Lots of people talk about the evils of waterfall-style development. They aspire to move to something they think is better. Agile is high on most short lists for the something better. How different are waterfall and agile? Answer: not much.
Waterfall
The Waterfall model is an ordered, systematic method for determining what a computer system needs to do (the requirements) and then getting it done and into production. Like this:
The method is well-named. It really does look like a waterfall, like that big one famous for honeymoon visits on the St Lawrence River:
Above is a picture of Niagara Falls I look a little while ago, and is good for understanding software waterfalls. See the big river of water flowing from the upper right? See how everything is clear as it starts to fall? Then you see there's all the mist, making it very hard to see anything clearly at the end. Kind of like most software projects... This one gives you a good sense of the transition from clarity to mist:
Of course everyone hopes for the good outcome, for the rainbow emerging out of the mist:
But, I'm sad to say, the experience of Ms. Annie Edson Taylor comes closer to the common experience of waterfall software development:
While there is a vast array of software development philosophies, waterfall appears to be the standard against which most of them are compared; her concluding remarks saying it all: "nobody ought ever do that again."
Agile
Naturally, people look for better ways, and find lots and lots of ways that are thought to be better. It is incredible the number of software development philosophies there are. They go on and on! At least in my experience, Agile is the one I most often hear as a replacement for waterfall.
Like with all these things, people have a lot to say about Agile. There are books and books and conferences and training and certification, endlessly. Here is a summary diagram, given at roughly the same level of detail as the waterfall diagram above:
Lots of strong claims are made for Agile. It's faster, leads to better results, etc. Stuff that everyone says they want. But what are the real differences?
Comparing waterfall and agile
Take a close look at the two diagrams. Both of them start from requirements and go through design, development, test, integration and delivery. Here's the difference: with waterfall, you determine all the requirements up front and then drive through to delivery. The requirements are fixed, and you determine the time from there. In Agile, you determine a bunch of starting requirements, deliver them in a fixed time period (for example 2 to 6 weeks), and then get another set of requirements, and keep cycling until the project is done.
Waterfall: first fix the requirements, figure out the time.
Agile: fix the time periods, and then repeat until you're done.
Putting all the rhetoric aside, the difference between the two methods is simple: one determines the time from fixed requirements, and the other takes fixed time periods and fits requirements into them as appropriate. In other words, Agile is little more than a series of time-fixed waterfalls!
Remember, it's all just Process!
It's easy to get caught up in all this and forget that the most important thing isn't what makes Waterfall and Agile different -- it's how they're the same. Not exactly the same, but the same kind of thing: process!
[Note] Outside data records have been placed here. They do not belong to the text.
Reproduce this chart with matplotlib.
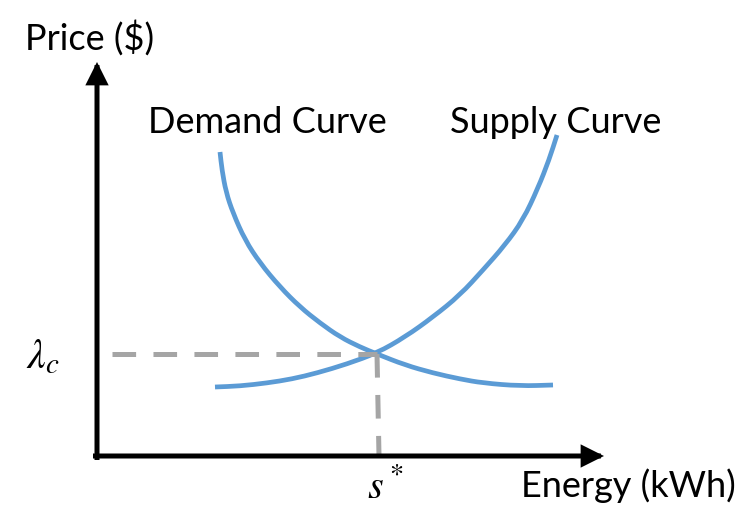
import matplotlib
matplotlib.use("Agg")
import matplotlib.pyplot as plt
from matplotlib.path import Path
from matplotlib.patches import PathPatch

plt.rcParams['lines.scale_dashes'] = False
plt.rcParams['mathtext.fontset'] = 'stix'

# Curve points (figure-pixel coordinates, y measured downward)
demand_x = [220, 222, 226, 233, 245, 260, 280, 300, 320, 340, 360, 377, 405, 433, 460, 483, 520, 553]
demand_y = [152, 170, 192, 213, 240, 263, 287, 307, 323, 337, 347, 354, 365, 373, 379, 383, 386, 385]
supply_x = [215, 240, 267, 292, 317, 347, 377, 405, 433, 460, 483, 505, 523, 538, 549, 557]
supply_y = [387, 386, 383, 379, 373, 364, 353, 337, 317, 295, 270, 245, 220, 188, 160, 135]

# Equilibrium point and axes geometry
eq_x, eq_y = 377, 354
origin_x, origin_y = 97, 456
x_tip, y_tip = 604, 62

labels = {
    "price": "Price ($)",
    "energy": "Energy (kWh)",
    "demand": "Demand Curve",
    "supply": "Supply Curve",
    "lam": r"$\lambda_c$",
    "s": r"$s^*$",
}

BLUE = "#5B9BD5"
GREY = "#A5A5A5"


def smooth_path(xs, ys):
    """Quadratic B-spline style path drawn by matplotlib's Bezier renderer."""
    pts = list(zip(xs, ys))
    verts = [pts[0]]
    codes = [Path.MOVETO]
    mid = lambda a, b: ((a[0] + b[0]) / 2, (a[1] + b[1]) / 2)
    verts.append(mid(pts[0], pts[1]))
    codes.append(Path.LINETO)
    for i in range(1, len(pts) - 1):
        verts += [pts[i], mid(pts[i], pts[i + 1])]
        codes += [Path.CURVE3, Path.CURVE3]
    verts.append(pts[-1])
    codes.append(Path.LINETO)
    return Path(verts, codes)


fig = plt.figure(figsize=(7.46, 5.24), dpi=100)
ax = fig.add_axes([0, 0, 1, 1])
ax.set_xlim(0, 746)
ax.set_ylim(524, 0)
ax.axis("off")

# dashed guide lines
ax.plot([112, eq_x], [eq_y, eq_y], color=GREY, lw=3.6, dashes=(17, 12.5), dash_capstyle='butt')
ax.plot([eq_x, eq_x + 2], [eq_y, origin_y], color=GREY, lw=3.6, dashes=(17, 12.5), dash_capstyle='butt')

# curves
for xs, ys in ((demand_x, demand_y), (supply_x, supply_y)):
    ax.add_patch(PathPatch(smooth_path(xs, ys), facecolor='none', edgecolor=BLUE,
                           lw=3.4, capstyle='butt', joinstyle='round'))

# axes arrows
arrow = dict(arrowstyle='-|>,head_length=1.1,head_width=0.55', lw=3.6, color='black',
             shrinkA=0, shrinkB=0, joinstyle='miter', capstyle='projecting')
ax.annotate('', xy=(origin_x, y_tip), xytext=(origin_x, origin_y + 1.5), arrowprops=arrow)
ax.annotate('', xy=(x_tip, origin_y), xytext=(origin_x - 1.5, origin_y), arrowprops=arrow)

fs = 26
fam = ['Lato', 'DejaVu Sans']
ax.text(25, 50, labels["price"], fontsize=fs, family=fam, ha='left', va='baseline')
ax.text(148, 133, labels["demand"], fontsize=fs, family=fam, ha='left', va='baseline')
ax.text(450, 133, labels["supply"], fontsize=fs, family=fam, ha='left', va='baseline')
ax.text(521, 497, labels["energy"], fontsize=fs, family=fam, ha='left', va='baseline')

ax.text(26, 368, labels["lam"], fontsize=30, ha='left', va='baseline')
ax.text(367, 498, labels["s"], fontsize=29, ha='left', va='baseline')

fig.savefig("out.png", dpi=100)
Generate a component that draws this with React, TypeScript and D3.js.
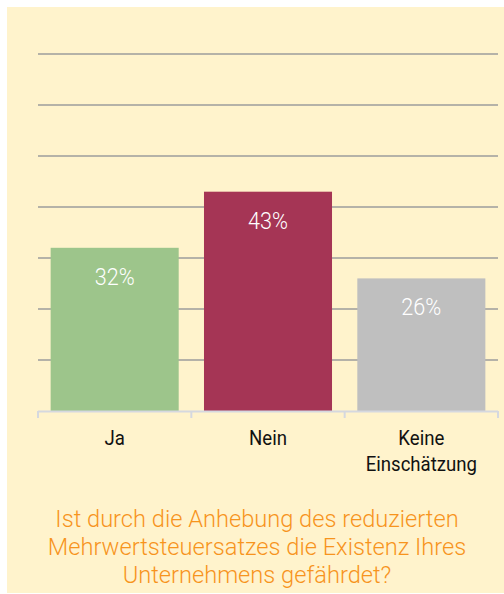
import React from "react";
import * as d3 from "d3";

const categories = ["Ja", "Nein", "Keine Einschätzung"];
const categoryLines = [["Ja"], ["Nein"], ["Keine", "Einschätzung"]];
const values = [32, 43, 26];
const colors = ["#9dc58b", "#a53555", "#bfbfbf"];
const gridTicks = [10, 20, 30, 40, 50, 60, 70];
const titleLines = [
  "Ist durch die Anhebung des reduzierten",
  "Mehrwertsteuersatzes die Existenz Ihres",
  "Unternehmens gefährdet?",
];

function CText(props: { x: number; y: number; sx: number; children: React.ReactNode; [k: string]: any }) {
  const { x, y, sx, children, ...rest } = props;
  return (
    <text transform={`translate(${x},${y}) scale(${sx},1)`} x={0} y={0} textAnchor="middle" {...rest}>
      {children}
    </text>
  );
}

export default function App() {
  const W = 504, H = 594;
  const left = 38, right = 498, top = 54, bottom = 411;
  const x = d3.scaleBand<string>().domain(categories).range([left, right]).paddingInner(0.165).paddingOuter(0.0825);
  const y = d3.scaleLinear().domain([0, 70]).range([bottom, top]);
  const band = d3.scaleBand<string>().domain(categories).range([left, right]);
  const font = "Roboto, sans-serif";
  return (
    <svg width={W} height={H} style={{ position: "absolute", left: 0, top: 0 }}>
      <rect x={7} y={7} width={W - 7} height={586} fill="#fff3cc" />
      {gridTicks.map((t) => (
        <line key={t} x1={left} x2={right} y1={y(t)} y2={y(t)} stroke="#b5b2a8" strokeWidth={2} />
      ))}
      {categories.map((c, i) => (
        <rect key={c} x={x(c)} y={y(values[i])} width={x.bandwidth()} height={bottom - y(values[i])} fill={colors[i]} />
      ))}
      <line x1={left} x2={right} y1={bottom + 0.5} y2={bottom + 0.5} stroke="#d5d8df" strokeWidth={2} />
      {[...categories.map((c) => band(c)!), right].map((px, i) => (
        <line key={i} x1={px} x2={px} y1={bottom} y2={bottom + 7} stroke="#d5d8df" strokeWidth={2} />
      ))}
      {categories.map((c, i) => (
        <CText key={c} x={x(c)! + x.bandwidth() / 2} y={y(values[i]) + 37} sx={0.9} fill="#ffffff"
          fontFamily={font} fontWeight={300} fontSize={24}>{values[i]}%</CText>
      ))}
      {categories.map((c, i) =>
        categoryLines[i].map((l, j) => (
          <CText key={c + j} x={band(c)! + band.bandwidth() / 2} y={445 + j * 26} sx={0.93} fill="#111"
            fontFamily={font} fontWeight={400} fontSize={20}>{l}</CText>
        ))
      )}
      {titleLines.map((l, i) => (
        <CText key={i} x={257} y={527 + i * 28} sx={0.965} fill="#f7941d"
          fontFamily={font} fontWeight={300} fontSize={24.5}>{l}</CText>
      ))}
    </svg>
  );
}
You can build 100,000 lines of really crappy code using Agile. You can build 10,000 lines of great code that accomplishes the same thing using Waterfall. Or the other way round.
In Simple Terms
In simple terms, Waterfall is:
Do once: {Define. Design. Do. Check. Deliver.}
and Agile is:
Do until done: {Define. Design. Do. Check. Deliver.}
Conclusion
There are many good things about Agile. It's more iterative and can allow for more feedback loops than pure Waterfall. But its difference from Waterfall is easily exaggerated, which helps explain why the results in practice are so often disappointing. In the end, switching the precedence of the two key variables (requirements and time) can't make that much difference when the fundamentals of software and its Postulates are not addressed.